Queueing dynamics and maximal throughput scheduling in switched processing systems

We study a processing system comprised of parallel queues, whose individual service rates are specified by a global service mode ( configuration). The issue is how to switch the system between various possible service modes, so as to maximize its throughput and maintain stability under the most workload-intensive input traffic traces ( arrival processes). Stability preserves the job inflow - outflow balance at each queue on the traffic traces. Two key families of service policies are shown to maximize throughput, under the mild condition that traffic traces have long-term average workload rates. In the first family of cone policies, the service mode is chosen based on the system backlog state belonging to a corresponding cone. Two distinct policy classes of that nature are investigated, MaxProduct and FastEmpty.

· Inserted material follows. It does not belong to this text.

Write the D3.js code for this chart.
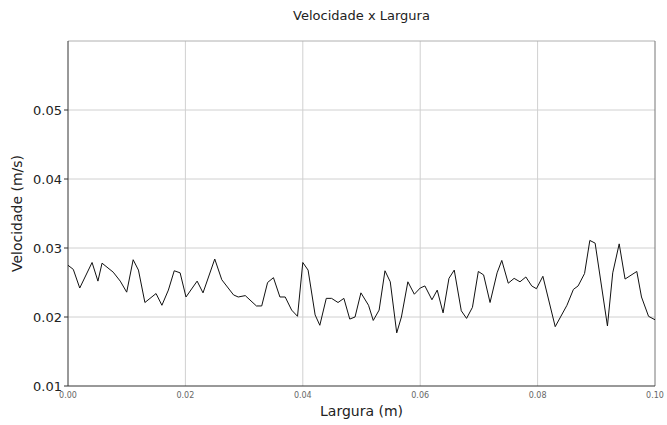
<!DOCTYPE html>
<html>
<head>
<meta charset="utf-8">
<script src="https://cdn.jsdelivr.net/npm/d3@7"></script>
<style>
  body { margin: 0; background: #fff; }
  text { font-family: "DejaVu Sans", sans-serif; }
</style>
</head>
<body>
<div id="chart"></div>
<script>
// largura (m) and velocidade (m/s)
let largura = [0.0000, 0.0009, 0.0020, 0.0041, 0.0051, 0.0058, 0.0077, 0.0089, 0.0100, 0.0111,
    0.0120, 0.0131, 0.0150, 0.0160, 0.0171, 0.0181, 0.0191, 0.0201, 0.0220, 0.0230,
    0.0250, 0.0262, 0.0282, 0.0290, 0.0302, 0.0321, 0.0330, 0.0340, 0.0350, 0.0361,
    0.0370, 0.0381, 0.0391, 0.0400, 0.0409, 0.0421, 0.0429, 0.0440, 0.0449, 0.0460,
    0.0470, 0.0480, 0.0489, 0.0499, 0.0512, 0.0520, 0.0530, 0.0540, 0.0549, 0.0560,
    0.0568, 0.0579, 0.0590, 0.0600, 0.0608, 0.0620, 0.0629, 0.0639, 0.0649, 0.0658,
    0.0670, 0.0679, 0.0689, 0.0699, 0.0708, 0.0719, 0.0731, 0.0739, 0.0750, 0.0760,
    0.0770, 0.0780, 0.0790, 0.0798, 0.0809, 0.0830, 0.0850, 0.0861, 0.0869, 0.0880,
    0.0889, 0.0898, 0.0919, 0.0928, 0.0939, 0.0949, 0.0969, 0.0977, 0.0989, 0.1000];
let velocidade = [0.0275, 0.0269, 0.0242, 0.0279, 0.0252, 0.0278, 0.0265, 0.0252, 0.0236, 0.0283,
    0.0268, 0.0221, 0.0234, 0.0217, 0.0239, 0.0267, 0.0264, 0.0229, 0.0252, 0.0235,
    0.0284, 0.0254, 0.0232, 0.0229, 0.0231, 0.0216, 0.0216, 0.0250, 0.0257, 0.0229,
    0.0229, 0.0210, 0.0201, 0.0279, 0.0268, 0.0203, 0.0188, 0.0227, 0.0227, 0.0221,
    0.0227, 0.0197, 0.0200, 0.0235, 0.0217, 0.0195, 0.0210, 0.0267, 0.0251, 0.0177,
    0.0200, 0.0251, 0.0233, 0.0242, 0.0245, 0.0225, 0.0239, 0.0206, 0.0256, 0.0268,
    0.0209, 0.0198, 0.0214, 0.0266, 0.0261, 0.0221, 0.0264, 0.0282, 0.0249, 0.0256,
    0.0251, 0.0258, 0.0245, 0.0241, 0.0259, 0.0186, 0.0217, 0.0240, 0.0245, 0.0263,
    0.0311, 0.0307, 0.0187, 0.0264, 0.0306, 0.0255, 0.0266, 0.0229, 0.0201, 0.0196];

let xTicks = [0, 0.02, 0.04, 0.06, 0.08, 0.10];
let yTicks = [0.01, 0.02, 0.03, 0.04, 0.05];

let width = 667;
let height = 425;
let margin = {top: 41, right: 12, bottom: 39, left: 68};

let svg = d3.select('#chart').append('svg')
            .attr('width', width)
            .attr('height', height);

let x = d3.scaleLinear().domain([0, 0.1]).range([margin.left, width - margin.right]);
let y = d3.scaleLinear().domain([0.01, 0.06]).range([height - margin.bottom, margin.top]);

// grid
svg.append('g')
    .selectAll('line')
    .data(xTicks.slice(1, -1))
    .join('line')
    .attr('x1', d => x(d)).attr('x2', d => x(d))
    .attr('y1', y(0.01)).attr('y2', y(0.06))
    .attr('stroke', '#d0d0d0').attr('stroke-width', 1);

svg.append('g')
    .selectAll('line')
    .data(yTicks.slice(1))
    .join('line')
    .attr('x1', x(0)).attr('x2', x(0.1))
    .attr('y1', d => y(d)).attr('y2', d => y(d))
    .attr('stroke', '#d0d0d0').attr('stroke-width', 1);

// frame
svg.append('line')
    .attr('x1', x(0)).attr('x2', x(0.1)).attr('y1', y(0.06)).attr('y2', y(0.06))
    .attr('stroke', '#b0b0b0');
svg.append('line')
    .attr('x1', x(0.1)).attr('x2', x(0.1)).attr('y1', y(0.06)).attr('y2', y(0.01))
    .attr('stroke', '#777');
svg.append('line')
    .attr('x1', x(0)).attr('x2', x(0)).attr('y1', y(0.06)).attr('y2', y(0.01))
    .attr('stroke', '#333');
svg.append('line')
    .attr('x1', x(0)).attr('x2', x(0.1)).attr('y1', y(0.01)).attr('y2', y(0.01))
    .attr('stroke', '#333');

// y ticks
svg.append('g')
    .selectAll('text')
    .data(yTicks)
    .join('text')
    .attr('x', x(0) - 6)
    .attr('y', d => y(d) + 4.5)
    .attr('text-anchor', 'end')
    .attr('font-size', 13)
    .attr('fill', '#222')
    .text(d => d.toFixed(2));

svg.append('g')
    .selectAll('line')
    .data(yTicks)
    .join('line')
    .attr('x1', x(0) - 4).attr('x2', x(0))
    .attr('y1', d => y(d)).attr('y2', d => y(d))
    .attr('stroke', '#333');

// x ticks
svg.append('g')
    .selectAll('text')
    .data(xTicks)
    .join('text')
    .attr('x', d => x(d))
    .attr('y', y(0.01) + 12)
    .attr('text-anchor', 'middle')
    .attr('font-size', 8)
    .attr('fill', '#666')
    .text(d => d.toFixed(2));

// line
let line = d3.line()
    .x((d, i) => x(largura[i]))
    .y(d => y(d));

svg.append('path')
    .datum(velocidade)
    .attr('d', line)
    .attr('fill', 'none')
    .attr('stroke', '#111')
    .attr('stroke-width', 1);

// labels
svg.append('text')
    .attr('x', (x(0) + x(0.1)) / 2)
    .attr('y', 20)
    .attr('text-anchor', 'middle')
    .attr('font-size', 13)
    .attr('fill', '#222')
    .text('Velocidade x Largura');

svg.append('text')
    .attr('x', (x(0) + x(0.1)) / 2)
    .attr('y', 416)
    .attr('text-anchor', 'middle')
    .attr('font-size', 14)
    .attr('fill', '#222')
    .text('Largura (m)');

svg.append('text')
    .attr('transform', 'translate(22,' + (y(0.035)) + ') rotate(-90)')
    .attr('text-anchor', 'middle')
    .attr('font-size', 14)
    .attr('fill', '#222')
    .text('Velocidade (m/s)');
</script>
</body>
</html>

In the second family of batch policies ( BatchAdapt), jobs are collectively scheduled over adaptively chosen horizons, according to an asymptotically optimal, robust schedule. The issues of nonpreemptive job processing and non-negligible switching times between service modes are addressed. The analysis is extended to cover feed-forward networks of such processing systems/nodes. The approach taken unifies and generalizes prior studies, by developing a general trace-based modeling framework (sample-path approach) for addressing the queueing stability problem. It treats the queueing structure as a deterministic dynamical system and analyzes directly its evolution trajectories. It does not require any probabilistic superstructure, which is typically used in previous approaches. Probability can be superposed later to address finer performance questions (e.g., delay). The throughput maximization problem is seen to be primarily of structural nature. The developed methodology appears to have broader applicability to other queueing systems.